Quantifying the Cloud Water Resource: Basic Concepts and Characteristics


  • The water in the air is composed of water vapor and hydrometeors, which are inseparable in the global atmosphere. Precipitation basically comes from hydrometeors instead of directly from water vapor, but hydrometeors are rarely focused on in previous studies. When assessing the maximum potential precipitation, it is necessary to quantify the total amount of hydrometeors present in the air within an area for a certain period of time. Those hydrometeors that have not participated in precipitation formation in the surface, suspending in the atmosphere to be exploited, are defined as the cloud water resource (CWR). Based on the water budget equations, we defined 16 terms (including 12 independent ones) respectively related to the hydrometeors, water vapor, and total water substance in the atmosphere, and 12 characteristic variables related to precipitation and CWR such as precipitation efficiency (PE) and renewal time (RT). Correspondingly, the CWR contributors are grouped into state terms, advection terms, and source/sink terms. Two methods are developed to quantify the CWR (details of which are presented in the companion paper) with satellite observations, atmospheric reanalysis data, precipitation products, and cloud resolving models. The CWR and related variables over North China in April and August 2017 are thus derived. The results show that CWR has the same order of magnitude as surface precipitation (Ps). The hydrometers converted from water vapor (Cvh) during the condensation process is the primary source of precipitation. It is highly correlated with Ps and contributes the most to the CWR over a large region. The state variables and advection terms of hydrometeors are two orders of magnitude lower than the corresponding terms of water vapor.

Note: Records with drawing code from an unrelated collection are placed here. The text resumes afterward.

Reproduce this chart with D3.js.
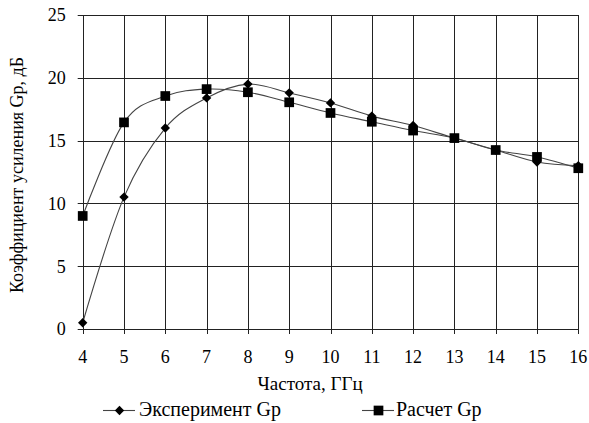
<!DOCTYPE html>
<html>
<head>
<meta charset="utf-8">
<script src="https://cdn.jsdelivr.net/npm/d3@7"></script>
<style>
  body { margin: 0; background: #fff; }
  svg text { font-family: 'Liberation Serif' !important; }
</style>
</head>
<body>
<div id="chart"></div>
<script>
/* Gain vs frequency: experiment vs calculation */

const freq = [4, 5, 6, 7, 8, 9, 10, 11, 12, 13, 14, 15, 16];
const experiment = [0.5, 10.5, 16.0, 18.4, 19.5, 18.8, 18.0, 16.95, 16.2, 15.2, 14.25, 13.3, 13.0];
const calc = [9.0, 16.45, 18.55, 19.1, 18.85, 18.05, 17.2, 16.5, 15.8, 15.2, 14.25, 13.7, 12.8];
const yTicks = [0, 5, 10, 15, 20, 25];
const seriesNames = ["Эксперимент Gp", "Расчет Gp"];

const width = 589,
    height = 423,
    margin = ({ top: 15, right: 10.7, bottom: 94, left: 82.7 });

const font = "'Liberation Serif'",
    tickSize = 18,
    labelSize = 19,
    legendSize = 20;

const svg = d3.select("#chart")
    .append("svg")
    .attr("width", width)
    .attr("height", height)
    .attr("viewBox", [0, 0, width, height]);

let x = d3.scaleLinear()
    .domain([4, 16])
    .range([margin.left, width - margin.right]);

let y = d3.scaleLinear()
    .domain([0, 25])
    .range([height - margin.bottom, margin.top]);

// grid
svg.append("g")
    .selectAll("line")
    .data(freq)
    .join("line")
    .attr("x1", d => Math.round(x(d)) + 0.5)
    .attr("x2", d => Math.round(x(d)) + 0.5)
    .attr("y1", y(25))
    .attr("y2", y(0) + 5)
    .attr("stroke", "#222")
    .attr("stroke-width", 1);

svg.append("g")
    .selectAll("line")
    .data(yTicks)
    .join("line")
    .attr("x1", x(4) - 5)
    .attr("x2", x(16))
    .attr("y1", d => Math.round(y(d)) + 0.5)
    .attr("y2", d => Math.round(y(d)) + 0.5)
    .attr("stroke", "#222")
    .attr("stroke-width", 1);

// tick labels
svg.append("g")
    .selectAll("text")
    .data(freq)
    .join("text")
    .attr("x", d => x(d))
    .attr("y", 363)
    .attr("text-anchor", "middle")
    .attr("font-family", font)
    .style("font-size", tickSize + "px")
    .text(d => d);

svg.append("g")
    .selectAll("text")
    .data(yTicks)
    .join("text")
    .attr("x", margin.left - 17)
    .attr("y", d => y(d))
    .attr("dy", "0.35em")
    .attr("text-anchor", "end")
    .attr("font-family", font)
    .style("font-size", tickSize + "px")
    .text(d => d);

svg.append("text")
    .attr("x", 310)
    .attr("y", 390)
    .attr("text-anchor", "middle")
    .attr("font-family", font)
    .style("font-size", labelSize + "px")
    .text("Частота, ГГц");

svg.append("text")
    .attr("transform", `translate(23,175) rotate(-90)`)
    .attr("text-anchor", "middle")
    .attr("font-family", font)
    .style("font-size", "18px")
    .text("Коэффициент усиления Gp, дБ");

// smoothed lines like the spreadsheet
let line = d3.line()
    .x((d, i) => x(freq[i]))
    .y(d => y(d))
    .curve(d3.curveCardinal.tension(0));

svg.append("path")
    .datum(experiment)
    .attr("d", line)
    .attr("fill", "none")
    .attr("stroke", "#444")
    .attr("stroke-width", 1.1);

svg.append("path")
    .datum(calc)
    .attr("d", line)
    .attr("fill", "none")
    .attr("stroke", "#444")
    .attr("stroke-width", 1.1);

const diamond = d3.symbol().type(d3.symbolDiamond2).size(56);
const square = d3.symbol().type(d3.symbolSquare2).size(120);

svg.append("g")
    .selectAll("path")
    .data(experiment)
    .join("path")
    .attr("transform", (d, i) => `translate(${x(freq[i])},${y(d)})`)
    .attr("d", diamond)
    .attr("fill", "#000");

svg.append("g")
    .selectAll("path")
    .data(calc)
    .join("path")
    .attr("transform", (d, i) => `translate(${x(freq[i])},${y(d)})`)
    .attr("d", square)
    .attr("fill", "#000");

// legend
const legend = [
    { name: seriesNames[0], x: 103, tx: 139, sym: diamond },
    { name: seriesNames[1], x: 362, tx: 396, sym: square }
];
const ly = 410.5;
const lg = svg.append("g")
    .selectAll("g")
    .data(legend)
    .join("g");

lg.append("line")
    .attr("x1", d => d.x)
    .attr("x2", d => d.x + 32)
    .attr("y1", ly)
    .attr("y2", ly)
    .attr("stroke", "#444")
    .attr("stroke-width", 1.1);

lg.append("path")
    .attr("transform", d => `translate(${d.x + 16.5},${ly})`)
    .attr("d", d => d.sym())
    .attr("fill", "#000");

lg.append("text")
    .attr("x", d => d.tx)
    .attr("y", 416)
    .attr("font-family", font)
    .style("font-size", legendSize + "px")
    .text(d => d.name);
</script>
</body>
</html>
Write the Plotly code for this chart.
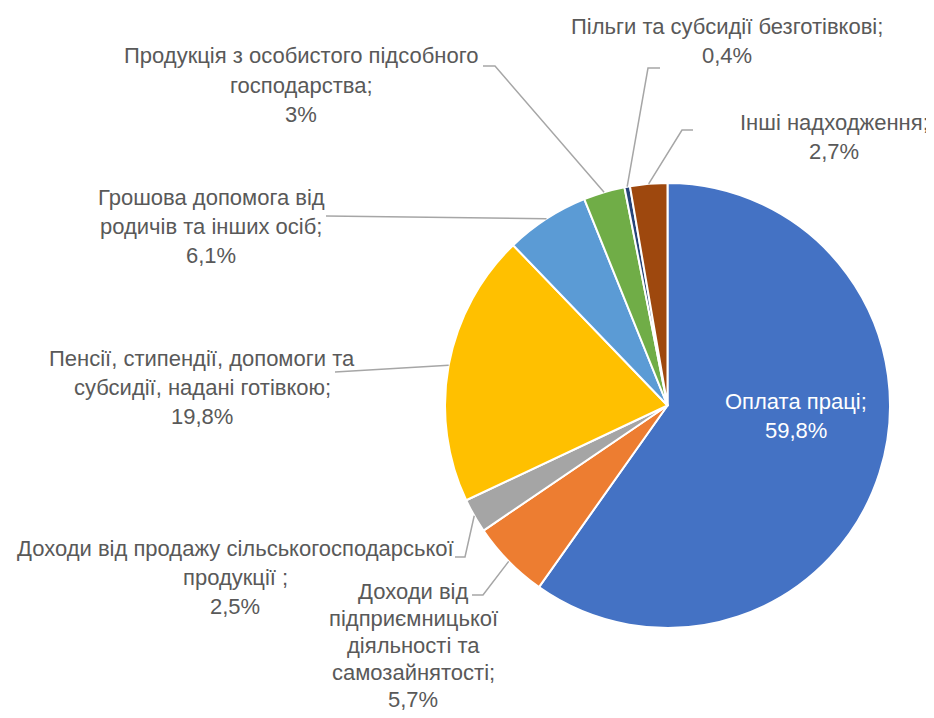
import math
import plotly.graph_objects as go

# ---- data ----
categories = [
    "Оплата праці",
    "Доходи від підприємницької діяльності та самозайнятості",
    "Доходи від продажу сільськогосподарської продукції",
    "Пенсії, стипендії, допомоги та субсидії, надані готівкою",
    "Грошова допомога від родичів та інших осіб",
    "Продукція з особистого підсобного господарства",
    "Пільги та субсидії безготівкові",
    "Інші надходження",
]
values = [59.8, 5.7, 2.5, 19.8, 6.1, 3.0, 0.4, 2.7]
value_labels = ["59,8%", "5,7%", "2,5%", "19,8%", "6,1%", "3%", "0,4%", "2,7%"]
label_lines = [
    ["Оплата праці;"],
    ["Доходи від", "підприємницької", "діяльності та", "самозайнятості;"],
    ["Доходи від продажу сільськогосподарської", "продукції ;"],
    ["Пенсії, стипендії, допомоги та", "субсидії, надані готівкою;"],
    ["Грошова допомога від", "родичів та інших осіб;"],
    ["Продукція з особистого підсобного", "господарства;"],
    ["Пільги та субсидії безготівкові;"],
    ["Інші надходження;"],
]
colors = ["#4472C4", "#ED7D31", "#A5A5A5", "#FFC000", "#5B9BD5",
          "#70AD47", "#264478", "#9E480E"]

# ---- layout constants (pixels, screen coordinates) ----
W, H = 934, 718
OFF = 8  # page body margin
CX, CY, R = 667.5, 405.5, 222.5
FONT = "Liberation Sans Narrow, Liberation Sans, Arial, sans-serif"
FS = 22

# label block centres in pixels and line spacing per block
label_pos = [
    (796, 416, 29),
    (413, 645, 27),
    (235, 577, 29),
    (202, 387, 29),
    (211, 226, 29),
    (301, 85, 29),
    (727, 41, 29),
    (834, 137, 29),
]
# elbow points for leader lines: (elbow x, elbow y, end x) ; None = no leader
elbows = [
    None,
    (483, 595, 472),
    (465, 557, 455),
    (335, 372, 335),
    (326, 216, 326),
    (495, 66, 483),
    (648, 68, 660),
    (682, 130, 693),
]


def px(x):
    return (x - OFF) / W


def py(y):
    return 1 - (y - OFF) / H


fig = go.Figure(go.Pie(
    labels=categories,
    values=values,
    sort=False,
    direction="clockwise",
    rotation=0,
    marker=dict(colors=colors, line=dict(color="white", width=2)),
    textinfo="none",
    hoverinfo="label+percent",
    domain=dict(x=[px(CX - R), px(CX + R)], y=[py(CY + R), py(CY - R)]),
    showlegend=False,
))

annotations = []
shapes = []
total = sum(values)
cum = 0.0
for i, v in enumerate(values):
    mid = (cum + v / 2) / total
    cum += v
    theta = 2 * math.pi * mid
    ex = CX + R * math.sin(theta)
    ey = CY - R * math.cos(theta)
    lines = label_lines[i] + [value_labels[i]]
    lx, ly, ls = label_pos[i]
    n = len(lines)
    color = "white" if i == 0 else "#595959"
    for k, t in enumerate(lines):
        yk = ly + (k - (n - 1) / 2) * ls
        annotations.append(dict(
            x=px(lx), y=py(yk), xref="paper", yref="paper",
            text=t, showarrow=False, xanchor="center", yanchor="middle",
            font=dict(family=FONT, size=FS, color=color),
        ))
    if elbows[i] is not None:
        bx, by, endx = elbows[i]
        path = f"M {px(ex)},{py(ey)} L {px(bx)},{py(by)} L {px(endx)},{py(by)}"
        shapes.append(dict(type="path", xref="paper", yref="paper", path=path,
                           line=dict(color="#A6A6A6", width=1.5)))

fig.update_layout(
    width=W, height=H,
    margin=dict(l=0, r=0, t=0, b=0),
    paper_bgcolor="white",
    plot_bgcolor="white",
    annotations=annotations,
    shapes=shapes,
)

fig.write_html("out.html")
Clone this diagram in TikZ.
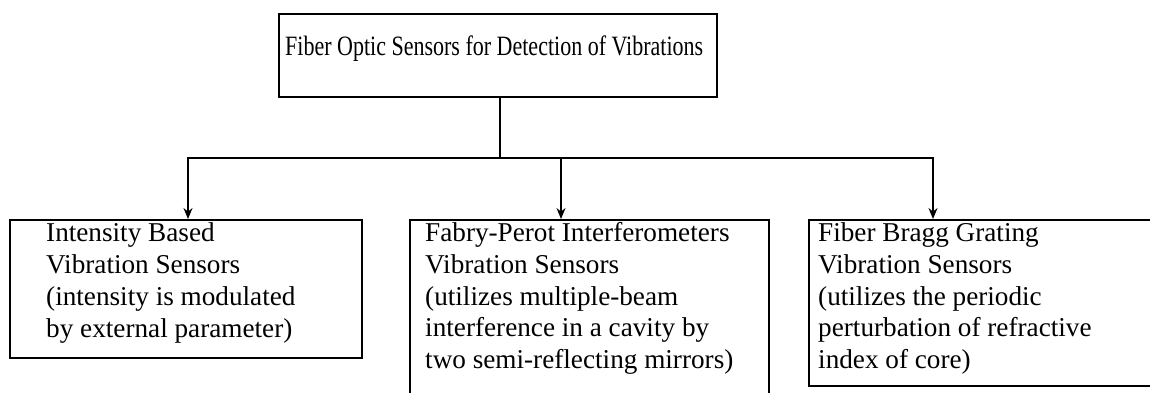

The atmospheric hydrometeors can lead to higher PE than water vapor (several tens of percent versus a few percent), with a shorter RT (only a few hours versus several days). For daily CWR, the state terms are important, but for monthly and longer-time mean CWR, the source/sink terms (i.e., cloud microphysical processes) contribute the largest; meanwhile, the advection terms contribute less for larger study areas.